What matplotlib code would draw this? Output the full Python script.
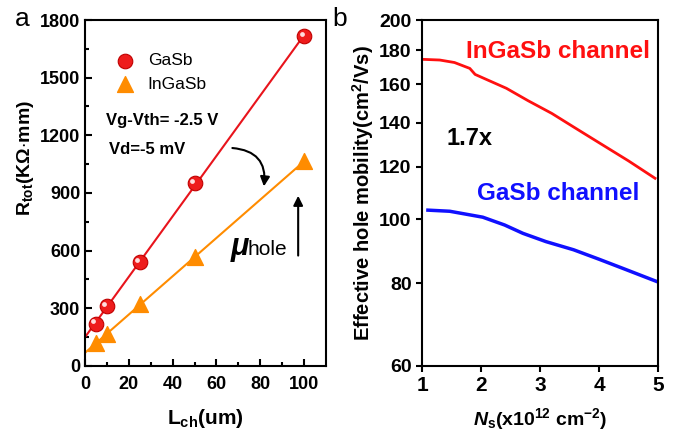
import numpy as np
import matplotlib.pyplot as plt
from matplotlib.transforms import ScaledTranslation

plt.rcParams['font.family'] = ['Liberation Sans', 'DejaVu Sans']
plt.rcParams['mathtext.fontset'] = 'custom'
plt.rcParams['mathtext.rm'] = 'Liberation Sans'
plt.rcParams['mathtext.it'] = 'Liberation Sans:italic:bold'
plt.rcParams['mathtext.bf'] = 'Liberation Sans:bold'

# panel a : total resistance vs channel length
L_ch = [5, 10, 25, 50, 100]
R_gasb = [220, 310, 540, 950, 1715]
R_ingasb = [120, 165, 320, 565, 1065]

# panel b : effective hole mobility vs sheet density
ns_ingasb = [1.02, 1.3, 1.55, 1.81, 1.9, 2.1, 2.43, 2.8, 3.2, 3.56, 4.0, 4.5, 4.95]
mu_ingasb = [174.4, 174.0, 172.5, 169.0, 165.5, 162.5, 157.7, 151.0, 144.5, 138.0, 130.5, 122.5, 115.3]
ns_gasb = [1.1, 1.47, 2.03, 2.4, 2.71, 3.1, 3.57, 4.0, 4.4, 4.98]
mu_gasb = [103.2, 102.8, 100.7, 98.0, 95.2, 92.5, 89.9, 87.0, 84.3, 80.5]

fig = plt.figure(figsize=(6.81, 4.32), dpi=100)
ax1 = fig.add_axes([0.1248, 0.1528, 0.3539, 0.8009])
ax2 = fig.add_axes([0.6197, 0.1528, 0.3465, 0.8009])

# --- panel a ---
xx = np.array([0, 100])
for R, col in [(R_gasb, '#e8141c'), (R_ingasb, '#ff8c00')]:
    p = np.polyfit(L_ch, R, 1)
    ax1.plot(xx, np.polyval(p, xx), color=col, lw=1.5, zorder=2)

ax1.scatter(L_ch, R_gasb, s=110, color='#ee1c1c', edgecolor='#c00000', lw=0.8,
            zorder=3, label='GaSb')
hl = ax1.transData + ScaledTranslation(-0.025, 0.025, fig.dpi_scale_trans)
ax1.scatter(L_ch, R_gasb, s=12, color='#ffdddd', transform=hl, zorder=4, lw=0)
ax1.scatter(L_ch, R_ingasb, s=130, marker='^', color='#ff8c00', zorder=3,
            label='InGaSb')

ax1.set_xlim(0, 110)
ax1.set_ylim(0, 1800)
ax1.set_xticks([0, 20, 40, 60, 80, 100])
ax1.set_xticks([10, 30, 50, 70, 90], minor=True)
ax1.set_yticks([0, 300, 600, 900, 1200, 1500, 1800])
ax1.set_yticks([150, 450, 750, 1050, 1350, 1650], minor=True)
ax1.tick_params(which='both', direction='in', width=1.5, labelsize=13)
ax1.tick_params(axis='x', pad=7)
ax1.tick_params(which='major', length=5)
ax1.tick_params(which='minor', length=3)
for lab in ax1.get_xticklabels() + ax1.get_yticklabels():
    lab.set_fontweight('bold')
ax1.set_xlabel(r'L$_{\mathbf{ch}}$(um)', fontsize=15, fontweight='bold', labelpad=10)
ax1.set_ylabel(r'R$_{\mathbf{tot}}$(K$\mathbf{\Omega}$$\cdot$mm)', fontsize=14,
               fontweight='bold')
ax1.yaxis.set_label_coords(-0.205, 0.6)
ax1.legend(loc='upper left', bbox_to_anchor=(0.03, 0.95), frameon=False,
           fontsize=12.5, handletextpad=0.3, labelspacing=0.5)

ax1.text(9.5, 1255, 'Vg-Vth= -2.5 V', fontsize=12, fontweight='bold')
ax1.text(11, 1105, 'Vd=-5 mV', fontsize=12, fontweight='bold')
ax1.annotate('', xy=(81.5, 920), xytext=(66, 1135),
             arrowprops=dict(arrowstyle='-|>', color='black', lw=1.5,
                             connectionstyle='arc3,rad=-0.55', mutation_scale=14))
ax1.annotate('', xy=(97.3, 900), xytext=(97.3, 560),
             arrowprops=dict(arrowstyle='-|>', color='black', lw=1.5, mutation_scale=14))
ax1.text(66, 575, r'$\mu$', fontsize=22, fontweight='bold')
ax1.text(74, 580, 'hole', fontsize=15)

for sp in ax1.spines.values():
    sp.set_linewidth(1.5)

# --- panel b ---
ax2.plot(ns_ingasb, mu_ingasb, color='#ff1010', lw=2)
ax2.plot(ns_gasb, mu_gasb, color='#1010ff', lw=2.5)
ax2.set_yscale('log')
ax2.set_xlim(1, 5)
ax2.set_ylim(60, 200)
ax2.set_xticks([1, 2, 3, 4, 5])
ax2.set_yticks([60, 80, 100, 120, 140, 160, 180, 200])
ax2.set_yticks([], minor=True)
ax2.set_yticklabels(['60', '80', '100', '120', '140', '160', '180', '200'])
ax2.tick_params(which='both', direction='out', width=1.5, length=4, labelsize=14)
ax2.tick_params(axis='x', labelsize=15)
for lab in ax2.get_xticklabels() + ax2.get_yticklabels():
    lab.set_fontweight('bold')
ax2.set_xlabel(r'$N_{\mathbf{s}}$(x10$^{\mathbf{12}}$ cm$^{\mathbf{-2}}$)',
               fontsize=14, fontweight='bold', labelpad=8)
ax2.set_ylabel(r'Effective hole mobility(cm$^{\mathbf{2}}$/Vs)', fontsize=14.5,
               fontweight='bold')
ax2.yaxis.set_label_coords(-0.195, 0.5)
ax2.text(1.75, 175.5, 'InGaSb channel', color='#ff1010', fontsize=17.5, fontweight='bold')
ax2.text(1.93, 106.8, 'GaSb channel', color='#1010ff', fontsize=17.5, fontweight='bold')
ax2.text(1.42, 129.5, '1.7x', color='black', fontsize=17, fontweight='bold')
for sp in ax2.spines.values():
    sp.set_linewidth(1.5)

fig.text(0.022, 0.955, 'a', fontsize=19, va='center')
fig.text(0.488, 0.955, 'b', fontsize=19, va='center')

fig.savefig('out.png', dpi=100)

- **The task**
Isolate each line of the listing above that includes "matplotlib". Copy it.

- **Output below**
What matplotlib code would draw this? Output the full Python script.
import matplotlib.pyplot as plt
from matplotlib.transforms import ScaledTranslation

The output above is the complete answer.